É preciso dizer as palavras como elas são. O panfleto, no sentido discursivo e textual, já vem sendo utilizado como uma antinomia por intelectuais, artistas, e diversos discursos de ordem acadêmica, quer seja como sinônimo de “coisa mal escrita” quer como coisa defeituosa, quer seja como “coisa limitada”. Porém, este “ser” chamado panfleto, ou folheto, aparece na vida social cotidianamente inclusive como divulgação do “cientifico”, ou “acadêmico”. O manifesto, por exemplo, é um panfleto, mas nem todo panfleto é um manifesto.

Não há nenhum registro que associa a ideia de panfleto a senso comum, ou conhecimento vulgar expresso nos discursos que utilizam a palavra de forma pejorativa. Até os fins do século XIV a palavra pamphlet era usada em inglês para designar qualquer texto de tamanho menor do que os enormes livros manuscritos da época, antes da invenção da imprensa. Nos séculos seguintes, o sentido do vocábulo evoluiu até significar um libelo difamatório, folheto escrito em estilo satírico ou violento, especialmente sobre assuntos políticos, entrando no português com estas acepções. 

Há determinados estudiosos da língua que preferem indicar no seu lugar a palavra ‘folheto’. Para o revolucionário russo Vladimir Lenin o objetivo do panfleto era passar em poucas palavras a mensagem política dos sociais democratas russos aos trabalhadores e operários em particular. O famoso Manifesto Comunista publicado em várias línguas no mundo todo é, nas palavras de Marx e Engels, um panfleto, aliás um espetacular panfleto de natureza eminentemente política e programática, publicado em 21 de fevereiro de 1848.

Em julho de 1938, o revolucionário russo Leon Trotski e o surrealista André Breton publicaram o Manifesto por uma Arte Revolucionária e Independente, um chamado a construção de uma Federação Internacional da Arte Revolucionária e Independente (FIARI) em forma próxima de um panfleto. Alias um belo manifesto, e é bom que se diga que, no século XX, várias vanguardas artísticas e literárias manifestaram publicamente por meio de manifestos que como dizia Barroso (2007, p. 9) “A cultura dos manifestos corresponde a uma “necessidade legítima dos artistas de conquistar um espaço nos meios de comunicação responsáveis por fazer a ponte entre suas ideias e o grande público”.  

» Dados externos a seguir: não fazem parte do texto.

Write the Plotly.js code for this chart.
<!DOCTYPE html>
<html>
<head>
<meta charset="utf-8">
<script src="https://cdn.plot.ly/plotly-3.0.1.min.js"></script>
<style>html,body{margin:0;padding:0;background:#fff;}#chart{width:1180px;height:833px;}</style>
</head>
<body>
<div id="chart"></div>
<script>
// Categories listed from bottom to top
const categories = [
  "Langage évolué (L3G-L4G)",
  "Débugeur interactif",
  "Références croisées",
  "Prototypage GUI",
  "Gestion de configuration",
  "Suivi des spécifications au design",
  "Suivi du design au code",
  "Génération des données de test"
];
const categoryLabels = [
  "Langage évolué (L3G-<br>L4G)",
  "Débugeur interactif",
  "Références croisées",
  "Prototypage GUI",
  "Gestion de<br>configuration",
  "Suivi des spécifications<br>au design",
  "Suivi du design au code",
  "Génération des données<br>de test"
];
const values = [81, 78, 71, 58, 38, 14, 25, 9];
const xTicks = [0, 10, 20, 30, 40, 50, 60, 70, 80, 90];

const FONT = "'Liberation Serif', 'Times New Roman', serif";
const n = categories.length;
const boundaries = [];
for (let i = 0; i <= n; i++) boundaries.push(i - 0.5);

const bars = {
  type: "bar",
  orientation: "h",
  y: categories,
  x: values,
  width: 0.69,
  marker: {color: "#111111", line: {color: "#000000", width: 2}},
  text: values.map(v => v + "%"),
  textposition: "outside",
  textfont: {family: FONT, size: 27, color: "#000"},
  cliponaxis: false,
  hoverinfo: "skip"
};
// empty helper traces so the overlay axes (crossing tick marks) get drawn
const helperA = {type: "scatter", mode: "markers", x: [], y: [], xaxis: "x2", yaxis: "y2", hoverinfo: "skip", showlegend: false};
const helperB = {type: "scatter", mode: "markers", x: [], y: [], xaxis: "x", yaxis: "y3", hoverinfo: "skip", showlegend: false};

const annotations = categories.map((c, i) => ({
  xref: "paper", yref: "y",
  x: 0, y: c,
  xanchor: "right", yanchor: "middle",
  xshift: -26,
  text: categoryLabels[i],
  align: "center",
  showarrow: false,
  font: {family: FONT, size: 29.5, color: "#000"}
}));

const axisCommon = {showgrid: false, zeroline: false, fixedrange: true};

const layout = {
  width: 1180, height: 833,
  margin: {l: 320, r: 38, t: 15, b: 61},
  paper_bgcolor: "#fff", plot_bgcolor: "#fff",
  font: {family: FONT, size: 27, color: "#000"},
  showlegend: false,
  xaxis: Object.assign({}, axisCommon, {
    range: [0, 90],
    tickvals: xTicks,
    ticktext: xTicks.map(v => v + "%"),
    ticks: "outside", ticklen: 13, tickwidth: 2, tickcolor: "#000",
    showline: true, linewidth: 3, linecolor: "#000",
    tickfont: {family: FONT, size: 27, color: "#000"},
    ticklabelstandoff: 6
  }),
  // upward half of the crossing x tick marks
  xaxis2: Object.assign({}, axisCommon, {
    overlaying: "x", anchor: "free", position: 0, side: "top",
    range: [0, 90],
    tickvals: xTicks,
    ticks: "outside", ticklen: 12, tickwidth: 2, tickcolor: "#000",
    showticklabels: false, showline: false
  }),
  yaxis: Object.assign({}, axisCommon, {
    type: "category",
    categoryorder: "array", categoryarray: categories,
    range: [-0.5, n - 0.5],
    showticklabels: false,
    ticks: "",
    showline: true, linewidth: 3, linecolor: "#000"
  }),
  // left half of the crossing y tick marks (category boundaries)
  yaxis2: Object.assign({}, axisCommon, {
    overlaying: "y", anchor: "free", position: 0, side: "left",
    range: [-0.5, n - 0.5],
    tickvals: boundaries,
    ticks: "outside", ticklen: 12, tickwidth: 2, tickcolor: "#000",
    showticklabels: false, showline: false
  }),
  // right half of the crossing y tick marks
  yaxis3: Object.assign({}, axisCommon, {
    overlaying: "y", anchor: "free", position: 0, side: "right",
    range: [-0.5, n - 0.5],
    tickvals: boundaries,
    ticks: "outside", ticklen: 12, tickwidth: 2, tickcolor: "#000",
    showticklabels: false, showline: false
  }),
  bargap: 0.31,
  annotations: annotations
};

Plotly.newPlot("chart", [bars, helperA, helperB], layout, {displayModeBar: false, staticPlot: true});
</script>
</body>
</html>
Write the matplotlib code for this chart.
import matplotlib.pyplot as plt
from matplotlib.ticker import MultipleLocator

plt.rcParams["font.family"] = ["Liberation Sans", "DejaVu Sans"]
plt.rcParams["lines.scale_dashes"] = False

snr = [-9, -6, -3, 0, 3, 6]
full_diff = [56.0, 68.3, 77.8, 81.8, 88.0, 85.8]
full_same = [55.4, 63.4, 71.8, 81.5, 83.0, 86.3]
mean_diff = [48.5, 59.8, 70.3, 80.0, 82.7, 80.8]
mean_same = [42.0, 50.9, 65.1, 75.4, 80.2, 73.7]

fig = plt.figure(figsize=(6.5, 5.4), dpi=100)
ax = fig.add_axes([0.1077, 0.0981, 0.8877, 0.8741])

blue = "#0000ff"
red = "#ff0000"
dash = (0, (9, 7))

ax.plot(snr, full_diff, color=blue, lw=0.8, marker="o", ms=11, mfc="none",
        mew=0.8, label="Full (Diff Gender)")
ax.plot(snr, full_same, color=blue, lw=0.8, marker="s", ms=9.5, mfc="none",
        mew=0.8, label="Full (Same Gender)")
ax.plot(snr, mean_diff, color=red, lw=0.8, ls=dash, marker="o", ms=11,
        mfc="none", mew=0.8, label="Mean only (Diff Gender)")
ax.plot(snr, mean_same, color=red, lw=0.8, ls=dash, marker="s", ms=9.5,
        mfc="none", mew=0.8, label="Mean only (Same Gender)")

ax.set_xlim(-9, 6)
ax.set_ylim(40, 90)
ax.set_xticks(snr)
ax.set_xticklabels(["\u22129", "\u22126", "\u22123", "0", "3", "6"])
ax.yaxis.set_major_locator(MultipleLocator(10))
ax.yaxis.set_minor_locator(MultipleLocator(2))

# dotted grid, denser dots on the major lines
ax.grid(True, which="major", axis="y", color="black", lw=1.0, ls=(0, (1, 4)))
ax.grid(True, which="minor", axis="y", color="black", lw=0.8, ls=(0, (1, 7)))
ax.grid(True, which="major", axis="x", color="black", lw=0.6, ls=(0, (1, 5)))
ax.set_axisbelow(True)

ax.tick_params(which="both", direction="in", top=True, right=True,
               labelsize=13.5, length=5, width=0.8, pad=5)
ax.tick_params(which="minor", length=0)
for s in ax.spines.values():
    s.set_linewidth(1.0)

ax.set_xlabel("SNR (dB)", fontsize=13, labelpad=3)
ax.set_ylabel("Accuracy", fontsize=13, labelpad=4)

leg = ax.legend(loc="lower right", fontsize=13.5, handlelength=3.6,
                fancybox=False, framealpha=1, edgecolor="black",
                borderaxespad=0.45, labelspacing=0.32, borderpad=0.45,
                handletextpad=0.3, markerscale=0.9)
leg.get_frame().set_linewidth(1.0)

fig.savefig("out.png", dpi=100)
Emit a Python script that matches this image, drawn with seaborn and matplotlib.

Portanto o “discurso panfletário”, ou o “panfletarismo”, fustigado no meio dos diálogos jornalísticos e de variados sujeitos, carrega em si uma carga ideológica que em última análise pretende desqualificar não só a palavra, mas seu conteúdo e os sujeitos que a utilizam como forma de mobilização, nesse caso grupos sociais e políticos que utilizam o “objeto” panfleto como comunicação de massa.

O papel do panfleto não é o mesmo do livro, da tese, da poesia, do artigo, da crônica, do romance, da matéria jornalística e de outros tipos de linguagens, mas pode anunciar a todos, como um instrumento auxiliar da propaganda e divulgação de seus conteúdos. Portanto nesse campo tenso da linguagem coloquemos a palavra no seu devido lugar. Não é? Senão a “crítica” será criticada e perderá sua crítica.

*Professor, sociólogo e doutorando em educação pelo PPGED/UFPA.

 

REFERÊNCIAS

https://pt.wikipedia.org/wiki/Panfleto

https://pt.wikipedia.org/wiki/Manifesto 

https://pt.wikipedia.org/wiki/Manifesto_por_uma_Arte_Revolucion%C3%A1ria_Independente

BARROSO, A. B. de P. C. – A mediatização da arte, p. 9, Universidade de Brasília, 2007. (Tese de Doutorado).

MAGALHÃES, Izabel. Um método de Análise Textual para o estudo da Prática Social. In: MAGALHÃES Laert (Org.). Análise do Discurso Crítica e Comunicação: percursos teórico e programático do discurso, mídia e política. Teresina: UDUFPI, 2019.

PÊCHEUX, Michel. Semântica e Discurso: uma crítica à afirmação do óbvio. Campinas: Ed. Unicamp, 1988.